For their own reasons, Ensembl has discontinued the production of biomaRt entities for bacterial genomes due to the immense number of bacterial genome sequences available. This introduces a new challenge for the analysis of bacterial RNA-seq data. Specifically for mycobacteria, we can use the TSVs provided with each release on Mycobrowser to construct a simplified mart-like object that can be use for Sleuth. This is an imperfect option (as it is somewhat more manual and organism-specific) but is more than adequately serviceable for the time being.

Sleuth is largely just used to process and output the desired genes into a matrix, which is then plotted with pheatmap. Sleuth also includes useful interactive features for ad hoc visualization of the sequencing data. The plot itself was generated by loading the esx_5_tpm.csv into R, reading it into a matrix, and then plotting.

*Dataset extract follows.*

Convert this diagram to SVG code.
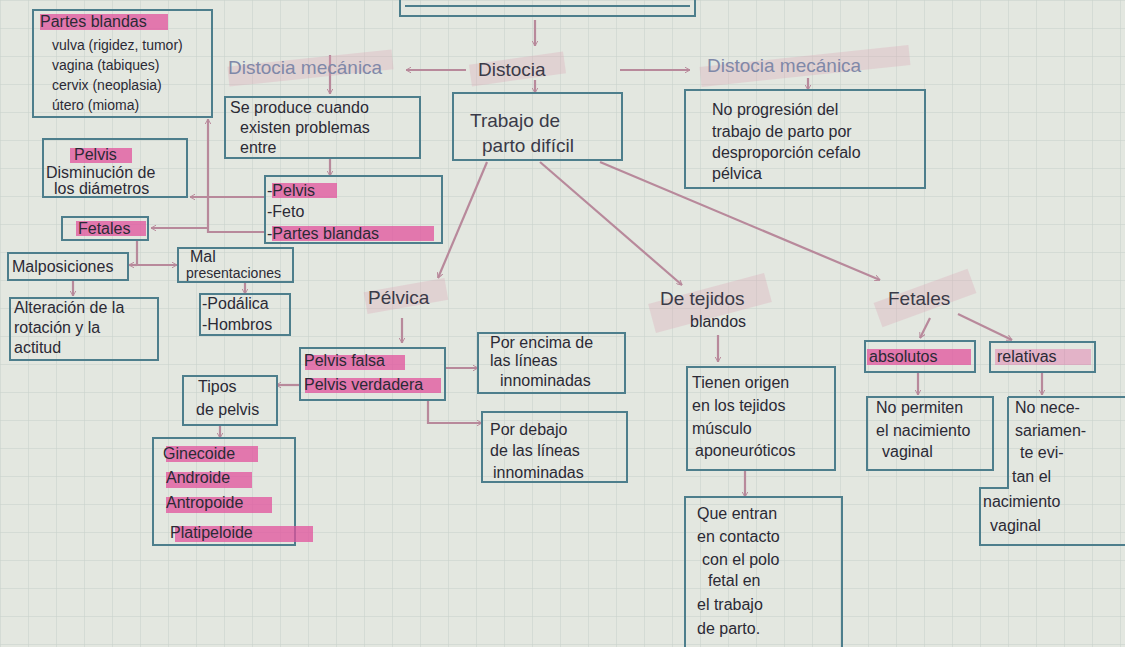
<svg xmlns="http://www.w3.org/2000/svg" width="1125" height="647" viewBox="0 0 1125 647">
<style>
.bx{fill:none;stroke:#4d7e8c;stroke-width:2}
.t{font-family:"Liberation Sans",Arial,sans-serif;font-size:16px;fill:#2b2a35}
.h{font-family:"Liberation Sans",Arial,sans-serif;font-size:19px;fill:#3a3a48}
.hl{fill:#e2529c;opacity:.75}
.sc{fill:#d9a3b4;opacity:.3}
.c{fill:none;stroke:#b8899b;stroke-width:2.2}
.ca{fill:none;stroke:#b8899b;stroke-width:2.2;marker-end:url(#ah)}
</style>
<defs>
<pattern id="grid" width="28" height="28" patternUnits="userSpaceOnUse">
<path d="M28 0H0V28" fill="none" stroke="#c6cfc9" stroke-width="1"/>
</pattern>
<marker id="ah" viewBox="0 0 10 10" refX="9" refY="5" markerWidth="6" markerHeight="6" orient="auto-start-reverse" markerUnits="userSpaceOnUse">
<path d="M0 0L9 5L0 10" fill="none" stroke="#b8899b" stroke-width="1.6"/>
</marker>
</defs>
<rect width="1125" height="647" fill="#e3e7e0"/>
<rect width="1125" height="647" fill="url(#grid)"/>

<g id="connectors">
<path class="ca" d="M535 20V46"/>
<path class="ca" d="M535 80V93"/>
<path class="ca" d="M466 70H406"/>
<path class="ca" d="M620 70H690"/>
<path class="ca" d="M808 78V90"/>
<path class="ca" d="M330 55V94"/>
<path class="ca" d="M330 158V176"/>
<path class="ca" d="M265 197H190"/>
<path class="ca" d="M265 232H208V119"/>
<path class="ca" d="M208 228H151"/>
<path class="c" d="M137 240V265"/>
<path class="ca" d="M137 265H177"/>
<path class="ca" d="M137 265H129"/>
<path class="ca" d="M73 280V296"/>
<path class="ca" d="M245 282V294"/>
<path class="ca" d="M487 162L438 278"/>
<path class="ca" d="M540 162L682 285"/>
<path class="ca" d="M600 162L880 280"/>
<path class="ca" d="M402 318V343"/>
<path class="ca" d="M445 368H478"/>
<path class="ca" d="M428 400V423H482"/>
<path class="ca" d="M300 385H276"/>
<path class="ca" d="M220 425V438"/>
<path class="ca" d="M718 335V362"/>
<path class="ca" d="M745 470V497"/>
<path class="ca" d="M930 318L920 338"/>
<path class="ca" d="M958 314L1012 340"/>
<path class="ca" d="M918 372V395"/>
<path class="ca" d="M1042 372V395"/>
</g>

<g id="top-box"><rect class="bx" x="400" y="-10" width="295" height="26"/><path class="bx" d="M405 6H690"/></g>

<g id="distocia">
<rect class="sc" x="470" y="58" width="95" height="22" transform="rotate(-8 517 69)"/>
<text class="h" x="478" y="76">Distocia</text>
</g>

<g id="trabajo">
<rect class="bx" x="453" y="93" width="169" height="67"/>
<text class="h" x="470" y="127">Trabajo de</text>
<text class="h" x="482" y="152">parto difícil</text>
</g>

<g id="distocia-mecanica-izq">
<rect class="sc" x="228" y="58" width="165" height="20" transform="rotate(-6 310 68)"/>
<text class="h" x="228" y="74" style="fill:#7f88a8">Distocia mecánica</text>
</g>

<g id="distocia-mecanica-der">
<rect class="sc" x="700" y="56" width="210" height="20" transform="rotate(-6 805 66)"/>
<text class="h" x="707" y="72" style="fill:#7f88a8">Distocia mecánica</text>
</g>

<g id="no-progresion">
<rect class="bx" x="685" y="90" width="240" height="98"/>
<text class="t" x="712" y="115">No progresión del</text>
<text class="t" x="712" y="137">trabajo de parto por</text>
<text class="t" x="712" y="158">desproporción cefalo</text>
<text class="t" x="712" y="179">pélvica</text>
</g>

<g id="se-produce">
<rect class="bx" x="225" y="97" width="195" height="61"/>
<text class="t" x="230" y="113">Se produce cuando</text>
<text class="t" x="240" y="133">existen problemas</text>
<text class="t" x="240" y="153">entre</text>
</g>

<g id="pelvis-feto-partes">
<rect class="bx" x="265" y="176" width="177" height="67"/>
<rect class="hl" x="272" y="183" width="65" height="15"/>
<rect class="hl" x="272" y="226" width="162" height="15"/>
<text class="t" x="267" y="196">-Pelvis</text>
<text class="t" x="267" y="217">-Feto</text>
<text class="t" x="267" y="239">-Partes blandas</text>
</g>

<g id="partes-blandas">
<rect class="bx" x="33" y="10" width="179" height="107"/>
<rect class="hl" x="40" y="14" width="128" height="16"/>
<text class="t" x="40" y="27">Partes blandas</text>
<text class="t" x="52" y="50" style="font-size:14px">vulva (rigidez, tumor)</text>
<text class="t" x="52" y="70" style="font-size:14px">vagina (tabiques)</text>
<text class="t" x="52" y="90" style="font-size:14px">cervix (neoplasia)</text>
<text class="t" x="52" y="110" style="font-size:14px">útero (mioma)</text>
</g>

<g id="pelvis">
<rect class="bx" x="43" y="139" width="144" height="58"/>
<rect class="hl" x="70" y="148" width="62" height="15"/>
<text class="t" x="74" y="160">Pelvis</text>
<text class="t" x="46" y="178">Disminución de</text>
<text class="t" x="54" y="194">los diámetros</text>
</g>

<g id="fetales-izq">
<rect class="bx" x="62" y="217" width="86" height="23"/>
<rect class="hl" x="76" y="221" width="70" height="15"/>
<text class="t" x="78" y="234">Fetales</text>
</g>

<g id="malposiciones">
<rect class="bx" x="8" y="253" width="120" height="27"/>
<text class="t" x="12" y="272">Malposiciones</text>
</g>

<g id="mal-presentaciones">
<rect class="bx" x="178" y="248" width="115" height="34"/>
<text class="t" x="190" y="262">Mal</text>
<text class="t" x="186" y="278" style="font-size:14px">presentaciones</text>
</g>

<g id="alteracion">
<rect class="bx" x="10" y="298" width="148" height="62"/>
<text class="t" x="14" y="313">Alteración de la</text>
<text class="t" x="14" y="333">rotación y la</text>
<text class="t" x="14" y="353">actitud</text>
</g>

<g id="podalica">
<rect class="bx" x="200" y="294" width="90" height="41"/>
<text class="t" x="202" y="309">-Podálica</text>
<text class="t" x="202" y="330">-Hombros</text>
</g>

<g id="pelvica">
<rect class="sc" x="365" y="285" width="82" height="22" transform="rotate(-10 406 296)"/>
<text class="h" x="368" y="304">Pélvica</text>
</g>

<g id="pelvis-falsa">
<rect class="bx" x="300" y="348" width="145" height="52"/>
<rect class="hl" x="305" y="355" width="100" height="15"/>
<rect class="hl" x="305" y="378" width="136" height="15"/>
<text class="t" x="304" y="366">Pelvis falsa</text>
<text class="t" x="304" y="390">Pelvis verdadera</text>
</g>

<g id="por-encima">
<rect class="bx" x="478" y="333" width="147" height="60"/>
<text class="t" x="490" y="348">Por encima de</text>
<text class="t" x="490" y="366">las líneas</text>
<text class="t" x="500" y="386">innominadas</text>
</g>

<g id="por-debajo">
<rect class="bx" x="482" y="412" width="145" height="70"/>
<text class="t" x="490" y="435">Por debajo</text>
<text class="t" x="490" y="456">de las líneas</text>
<text class="t" x="493" y="478">innominadas</text>
</g>

<g id="tipos-pelvis">
<rect class="bx" x="183" y="376" width="94" height="49"/>
<text class="t" x="198" y="392">Tipos</text>
<text class="t" x="196" y="415">de pelvis</text>
</g>

<g id="tipos-lista">
<rect class="bx" x="153" y="438" width="142" height="107"/>
<rect class="hl" x="166" y="446" width="92" height="16"/>
<rect class="hl" x="166" y="472" width="86" height="16"/>
<rect class="hl" x="166" y="497" width="106" height="16"/>
<rect class="hl" x="175" y="526" width="138" height="16"/>
<text class="t" x="163" y="459">Ginecoide</text>
<text class="t" x="166" y="483">Androide</text>
<text class="t" x="166" y="508">Antropoide</text>
<text class="t" x="170" y="538">Platipeloide</text>
</g>

<g id="tejidos-blandos">
<rect class="sc" x="650" y="288" width="120" height="30" transform="rotate(-15 710 303)"/>
<text class="h" x="660" y="305">De tejidos</text>
<text class="t" x="690" y="327">blandos</text>
</g>

<g id="tienen-origen">
<rect class="bx" x="687" y="367" width="148" height="103"/>
<text class="t" x="692" y="388">Tienen origen</text>
<text class="t" x="692" y="411">en los tejidos</text>
<text class="t" x="692" y="434">músculo</text>
<text class="t" x="695" y="456">aponeuróticos</text>
</g>

<g id="que-entran">
<path class="bx" d="M685 660V497H842V660"/>
<text class="t" x="697" y="519">Que entran</text>
<text class="t" x="697" y="542">en contacto</text>
<text class="t" x="702" y="565">con el polo</text>
<text class="t" x="708" y="586">fetal en</text>
<text class="t" x="697" y="610">el trabajo</text>
<text class="t" x="697" y="634">de parto.</text>
</g>

<g id="fetales-der">
<rect class="sc" x="875" y="285" width="100" height="26" transform="rotate(-20 925 298)"/>
<text class="h" x="888" y="305">Fetales</text>
</g>

<g id="absolutos">
<rect class="bx" x="865" y="341" width="110" height="31"/>
<rect class="hl" x="867" y="349" width="104" height="16"/>
<text class="t" x="869" y="362">absolutos</text>
</g>

<g id="relativas">
<rect class="bx" x="990" y="342" width="105" height="30"/>
<rect class="hl" x="995" y="349" width="96" height="16" style="opacity:.35"/>
<text class="t" x="997" y="362">relativas</text>
</g>

<g id="no-permiten">
<rect class="bx" x="867" y="397" width="126" height="73"/>
<text class="t" x="876" y="413">No permiten</text>
<text class="t" x="876" y="436">el nacimiento</text>
<text class="t" x="882" y="457">vaginal</text>
</g>

<g id="no-necesariamente">
<path class="bx" d="M1008 397H1125M1008 397V488H980V545H1125"/>
<text class="t" x="1015" y="413">No nece-</text>
<text class="t" x="1015" y="436">sariamen-</text>
<text class="t" x="1020" y="458">te evi-</text>
<text class="t" x="1012" y="482">tan el</text>
<text class="t" x="983" y="507">nacimiento</text>
<text class="t" x="990" y="531">vaginal</text>
</g>
</svg>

This repository also contains the necessary files and information for analyzing the physical protein distribution within a stellate cell, in this case for ARPC2 in differentiated BLaER1 macrophages. The basic question revolves around whether this protein is more centrally or distally located in particular cells under particular conditions and these scripts (./surface_plot) are designed to facilitate the analysis of this sort of pixel-intensity based distribution through a combination of automated processing and manual adjustments within the 3D Surface Plot plug-in in FIJI/ImageJ. The raw measurement files are provided in ./measurements. A fuller description and the most up-to-date versions of these scripts will be able to be found at the origin repo.

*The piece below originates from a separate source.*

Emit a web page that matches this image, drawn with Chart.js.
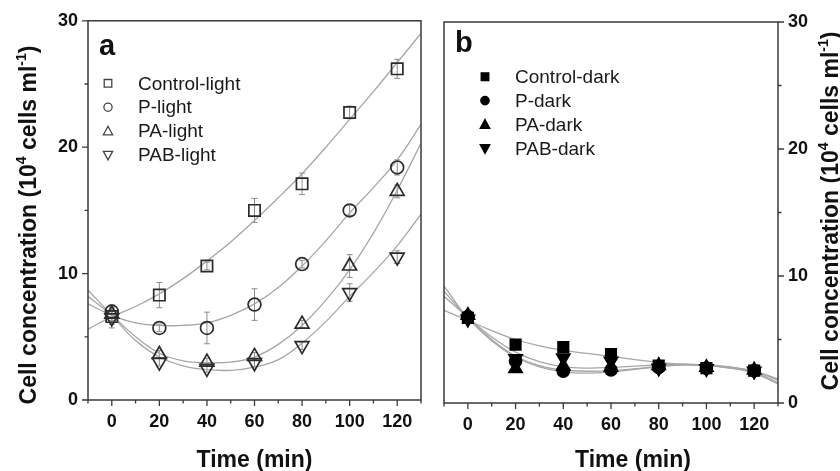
<!DOCTYPE html>
<html><head><meta charset="utf-8">
<script src="https://cdn.jsdelivr.net/npm/chart.js@4.4.1/dist/chart.umd.min.js"></script>
<style>
html,body{margin:0;padding:0;background:#fff;}
#wrap{position:relative;width:840px;height:471px;overflow:hidden;background:#fff;}
#ca{position:absolute;left:0;top:0;}
#cb{position:absolute;left:432px;top:0;}
</style></head><body>
<div id="wrap"><canvas id="ca" width="432" height="471"></canvas><canvas id="cb" width="408" height="471"></canvas></div>
<script>
// ---------- data ----------
const times = [0, 20, 40, 60, 80, 100, 120];
const xTickValues = [0, 20, 40, 60, 80, 100, 120];
const xMinorValues = [-10, 10, 30, 50, 70, 90, 110, 130];
const yTickValues = [0, 10, 20, 30];
const yMinorValues = [5, 15, 25];

const lightNames = ['Control-light', 'P-light', 'PA-light', 'PAB-light'];
const darkNames = ['Control-dark', 'P-dark', 'PA-dark', 'PAB-dark'];

const controlLight = [6.6, 8.3, 10.6, 15.0, 17.1, 22.75, 26.2];
const pLight = [7.0, 5.7, 5.7, 7.55, 10.75, 15.0, 18.4];
const paLight = [6.8, 3.6, 3.0, 3.45, 6.0, 10.6, 16.5];
const pabLight = [6.5, 3.0, 2.5, 2.95, 4.3, 8.5, 11.3];

const controlLightErr = [0.9, 1.0, 0.3, 0.95, 0.85, 0.5, 0.75];
const pLightErr = [0.5, 0.3, 1.25, 1.25, 0.3, 0.4, 0.6];
const paLightErr = [0.5, 0.3, 0.3, 0.3, 0.3, 0.9, 0.5];
const pabLightErr = [0.5, 0.3, 0.3, 0.3, 0.3, 0.7, 0.5];

const controlDark = [6.7, 4.6, 4.4, 3.85, 2.95, 2.75, 2.55];
const pDark = [6.8, 3.3, 2.5, 2.6, 2.8, 2.75, 2.55];
const paDark = [6.9, 2.7, 2.9, 2.8, 2.95, 2.8, 2.6];
const pabDark = [6.6, 3.5, 3.55, 3.3, 2.75, 2.7, 2.5];

const fitX = [-10, 0, 10, 20, 30, 40, 50, 60, 70, 80, 90, 100, 110, 120, 130];
const controlLightFit = [5.6, 6.6, 7.4, 8.4, 9.6, 11.0, 12.5, 14.2, 16.0, 17.9, 20.0, 22.2, 24.4, 26.7, 29.0];
const pLightFit = [7.6, 6.7, 6.1, 5.9, 5.9, 6.1, 6.7, 7.6, 8.9, 10.6, 12.6, 14.8, 16.8, 19.0, 21.8];
const paLightFit = [8.2, 6.7, 5.0, 3.7, 3.1, 2.95, 3.0, 3.4, 4.4, 5.9, 7.9, 10.3, 13.2, 16.6, 20.3];
const pabLightFit = [8.7, 6.7, 4.7, 3.4, 2.7, 2.4, 2.35, 2.6, 3.2, 4.5, 6.2, 8.2, 10.1, 12.2, 14.7];

const controlDarkFit = [7.3, 6.5, 5.7, 5.0, 4.5, 4.15, 3.9, 3.67, 3.42, 3.2, 3.05, 2.95, 2.8, 2.5, 1.9];
const pDarkFit = [9.2, 6.7, 4.9, 3.6, 2.85, 2.45, 2.35, 2.45, 2.65, 2.85, 3.0, 2.95, 2.75, 2.35, 1.5];
const paDarkFit = [8.8, 6.7, 5.0, 3.7, 2.95, 2.6, 2.5, 2.55, 2.7, 2.9, 3.0, 2.95, 2.75, 2.4, 1.6];
const pabDarkFit = [8.4, 6.75, 5.2, 4.0, 3.25, 2.85, 2.75, 2.8, 2.9, 3.0, 3.05, 3.0, 2.85, 2.5, 1.8];

const xTitle = 'Time (min)';
const yTitleParts = [['Cell concentration (10', false], ['4', true], [' cells ml', false], ['-1', true], [')', false]];

// ---------- styling ----------
const FONT = '"Liberation Sans", Arial, Helvetica, sans-serif';
const AXIS_COLOR = '#3a3a3a';
const markersLight = [
  {style: 'rect', r: 8.0, rot: 0}, {style: 'circle', r: 6.4, rot: 0},
  {style: 'triangle', r: 8.0, rot: 0}, {style: 'triangle', r: 8.0, rot: 180}
];
const markersDark = [
  {style: 'rect', r: 7.4, rot: 0}, {style: 'circle', r: 6.0, rot: 0},
  {style: 'triangle', r: 7.6, rot: 0}, {style: 'triangle', r: 7.6, rot: 180}
];

function drawMarker(ctx, style, x, y, r, rot, fill, stroke, lw) {
  ctx.save();
  ctx.beginPath();
  if (style === 'circle') {
    ctx.arc(x, y, r, 0, Math.PI * 2);
  } else if (style === 'rect') {
    ctx.rect(x - r, y - r, 2 * r, 2 * r);
  } else {
    const s = rot ? -1 : 1;
    ctx.moveTo(x, y - s * r * 1.05);
    ctx.lineTo(x + r * 1.0, y + s * r * 0.8);
    ctx.lineTo(x - r * 1.0, y + s * r * 0.8);
    ctx.closePath();
  }
  if (fill) { ctx.fillStyle = fill; ctx.fill(); }
  if (stroke) { ctx.strokeStyle = stroke; ctx.lineWidth = lw; ctx.stroke(); }
  ctx.restore();
}

function drawYTitle(ctx, baseX, centerY, size) {
  ctx.save();
  ctx.translate(baseX, centerY);
  ctx.rotate(-Math.PI / 2);
  ctx.fillStyle = '#111';
  ctx.textAlign = 'left';
  ctx.textBaseline = 'alphabetic';
  const big = 'bold ' + size + 'px ' + FONT;
  const small = 'bold ' + Math.round(size * 0.6) + 'px ' + FONT;
  let total = 0;
  yTitleParts.forEach(p => { ctx.font = p[1] ? small : big; total += ctx.measureText(p[0]).width; });
  let x = -total / 2;
  yTitleParts.forEach(p => {
    ctx.font = p[1] ? small : big;
    ctx.fillText(p[0], x, p[1] ? -size * 0.42 : 0);
    x += ctx.measureText(p[0]).width;
  });
  ctx.restore();
}

const deco = {
  id: 'deco',
  beforeDatasetsDraw(chart, args, o) {
    if (!o.errors) return;
    const ctx = chart.ctx, xs = chart.scales.x, ys = chart.scales.y;
    ctx.save();
    ctx.strokeStyle = '#8c8c8c';
    ctx.lineWidth = 1;
    o.errors.forEach((errs, i) => {
      const vals = o.series[i];
      errs.forEach((e, j) => {
        const px = xs.getPixelForValue(times[j]);
        const t = ys.getPixelForValue(vals[j] + e);
        const b = ys.getPixelForValue(vals[j] - e);
        ctx.beginPath();
        ctx.moveTo(px, t); ctx.lineTo(px, b);
        ctx.moveTo(px - 3, t); ctx.lineTo(px + 3, t);
        ctx.moveTo(px - 3, b); ctx.lineTo(px + 3, b);
        ctx.stroke();
      });
    });
    ctx.restore();
  },
  afterDraw(chart, args, o) {
    const ctx = chart.ctx, a = chart.chartArea, xs = chart.scales.x, ys = chart.scales.y;
    ctx.save();
    ctx.strokeStyle = AXIS_COLOR;
    ctx.lineWidth = 1.5;
    ctx.strokeRect(a.left, a.top, a.right - a.left, a.bottom - a.top);
    ctx.lineWidth = 1.3;
    ctx.beginPath();
    xTickValues.forEach(v => { const p = xs.getPixelForValue(v); ctx.moveTo(p, a.bottom); ctx.lineTo(p, a.bottom + 6); });
    xMinorValues.forEach(v => { const p = xs.getPixelForValue(v); ctx.moveTo(p, a.bottom); ctx.lineTo(p, a.bottom + 3.5); });
    const side = o.ySide === 'right' ? 1 : -1;
    const ex = o.ySide === 'right' ? a.right : a.left;
    yTickValues.forEach(v => { const p = ys.getPixelForValue(v); ctx.moveTo(ex, p); ctx.lineTo(ex + side * 6, p); });
    yMinorValues.forEach(v => { const p = ys.getPixelForValue(v); ctx.moveTo(ex, p); ctx.lineTo(ex + side * 3.5, p); });
    ctx.stroke();
    ctx.fillStyle = '#111';
    ctx.font = 'bold 29px ' + FONT;
    ctx.textAlign = 'left';
    ctx.textBaseline = 'alphabetic';
    ctx.fillText(o.letter, a.left + o.letterDx, a.top + o.letterDy);
    ctx.font = '19px ' + FONT;
    ctx.textBaseline = 'middle';
    o.names.forEach((n, i) => {
      const y = a.top + o.legDy + i * 23.9;
      const mk = o.legMarkers[i];
      drawMarker(ctx, mk.style, a.left + o.legDx, y, mk.r, mk.rot, o.legFill, o.legStroke, 1.3);
      ctx.fillStyle = '#1a1a1a';
      ctx.fillText(n, a.left + o.legTextDx, y + 1);
    });
    ctx.font = 'bold 23px ' + FONT;
    ctx.textAlign = 'center';
    ctx.textBaseline = 'alphabetic';
    ctx.fillStyle = '#111';
    ctx.fillText(xTitle, o.xTitleX, 467);
    drawYTitle(ctx, o.yTitleX, o.yTitleY, 23);
    ctx.restore();
  }
};

function makeSeries(names, series, fits, markers, fill, stroke) {
  const pts = series.map((vals, i) => ({
    label: names[i],
    data: times.map((t, j) => ({x: t, y: vals[j]})),
    showLine: false,
    pointStyle: markers[i].style,
    pointRadius: markers[i].r,
    pointRotation: markers[i].rot,
    pointBackgroundColor: fill,
    pointBorderColor: stroke,
    pointBorderWidth: 1.7,
    order: 0
  }));
  const lines = fits.map((f, i) => ({
    label: names[i] + ' fit',
    data: fitX.map((x, j) => ({x: x, y: f[j]})),
    showLine: true,
    pointRadius: 0,
    borderColor: '#a6a6a6',
    borderWidth: 1.3,
    tension: 0.4,
    fill: false,
    order: 1
  }));
  return pts.concat(lines);
}

function makeConfig(datasets, ySide, areaW, xH, pad, decoOpts) {
  return {
    type: 'scatter',
    data: {datasets: datasets},
    options: {
      responsive: false,
      animation: false,
      events: [],
      layout: {padding: pad},
      plugins: {legend: {display: false}, tooltip: {enabled: false}, deco: decoOpts},
      scales: {
        x: {
          type: 'linear', position: 'bottom', min: -10, max: 130,
          afterBuildTicks: s => { s.ticks = xTickValues.map(v => ({value: v})); },
          afterFit: s => { s.height = xH; },
          grid: {display: false, drawTicks: false, tickLength: 0},
          border: {display: false},
          ticks: {color: '#111', font: {family: FONT, size: 18, weight: 'bold'}, padding: 11, maxRotation: 0, autoSkip: false}
        },
        y: {
          type: 'linear', position: ySide, min: 0, max: 30,
          afterBuildTicks: s => { s.ticks = yTickValues.map(v => ({value: v})); },
          afterFit: s => { s.width = areaW; },
          grid: {display: false, drawTicks: false, tickLength: 0},
          border: {display: false},
          ticks: {color: '#111', font: {family: FONT, size: 18, weight: 'bold'}, padding: 10, autoSkip: false}
        }
      }
    },
    plugins: [deco]
  };
}

const lightSeries = [controlLight, pLight, paLight, pabLight];
const lightErrs = [controlLightErr, pLightErr, paLightErr, pabLightErr];
const lightFits = [controlLightFit, pLightFit, paLightFit, pabLightFit];
const darkSeries = [controlDark, pDark, paDark, pabDark];
const darkFits = [controlDarkFit, pDarkFit, paDarkFit, pabDarkFit];

new Chart(document.getElementById('ca'), makeConfig(
  makeSeries(lightNames, lightSeries, lightFits, markersLight, 'rgba(255,255,255,0)', '#2b2b2b'),
  'left', 88, 71, {top: 19, right: 11, left: 0, bottom: 0},
  {
    letter: 'a', letterDx: 11, letterDy: 34, names: lightNames,
    legMarkers: [{style: 'rect', r: 3.8, rot: 0}, {style: 'circle', r: 4.1, rot: 0}, {style: 'triangle', r: 4.6, rot: 0}, {style: 'triangle', r: 4.6, rot: 180}],
    legFill: null, legStroke: '#444', legDx: 20, legTextDx: 50, legDy: 62.5,
    xTitleX: 254.5, yTitleX: 36, yTitleY: 225, ySide: 'left',
    errors: lightErrs, series: lightSeries
  }
));

new Chart(document.getElementById('cb'), makeConfig(
  makeSeries(darkNames, darkSeries, darkFits, markersDark, '#000', '#000'),
  'right', 62, 68, {top: 22, right: 0, left: 12, bottom: 0},
  {
    letter: 'b', letterDx: 11, letterDy: 30, names: darkNames,
    legMarkers: [{style: 'rect', r: 3.8, rot: 0}, {style: 'circle', r: 4.2, rot: 0}, {style: 'triangle', r: 4.8, rot: 0}, {style: 'triangle', r: 4.8, rot: 180}],
    legFill: '#000', legStroke: '#000', legDx: 41, legTextDx: 71, legDy: 54.7,
    xTitleX: 633 - 432, yTitleX: 838 - 432, yTitleY: 211, ySide: 'right',
    errors: null, series: darkSeries
  }
));
</script>
</body></html>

Methodological details for these images (acquisition, processing, and analysis) are provided in the source publication. Briefly, macrophage differentiated BLaER1 cells were infected with Mycobacterium tuberculosis mc²6020 expressing either full-length EsxM or the mCerulean fluorescent protein. These were then imaged singly at 100x. Using either autoIsolator.py or manIsolator.py, these are then maximum intensity projected and a cellular outline is calculated from a channel that is well-distributed across the cell body. This outline is then used to mask the cell and clear any external background. Using launchSP.py, these cells are then visualized in the 3D Surface Plot plugin in FIJI/ImageJ, where the longest X axis is identified and the cells arranged in the XZ orientation along that axis. Smoothing is applied (8.5 in this analysis, but any is acceptable if consistent) and all axes are removed and the background is changed to black before exporting ("Save Plot" - it is advised to then save these to disk (a plotSaver.py convenience script is provided), but this is not required if using manSurfacePlotMeasure.py immediately afterwards) to a static 2D image, which is then used for quantitation (with autoSurfacePlotMeasure.py or manSurfacePlotMeasure.py) by scanning for pixels with intensity values >0 on a binarized image and writing those coordinates to a .csv, which can then be further analyzed in R. The auto scripts work well together while the man scripts cooperate well. However, it is principally possible to use them in different arrangements. The man scripts all work from the currently selected image while the auto scripts work from provided directories of compatible files.

The analysis in R (with surface_plot_analysis.R) works by identifying the maximum Y coordinate at each pixel and using that to calculate the area under the curve for each cell across a defined interval of the cell (in percent X distance). Here, our analysis compared the first 25% of the AUC for each condition, normalized to the AUC for that cell from 25-75%. This allows comparison of the distal/central fluorescence intensity ratio for each cell, which is then plotted in ggplot2. The script allows for arbitrary numbers of cells to be analyzed and compared at once, provided each cell is given a discrete identifier.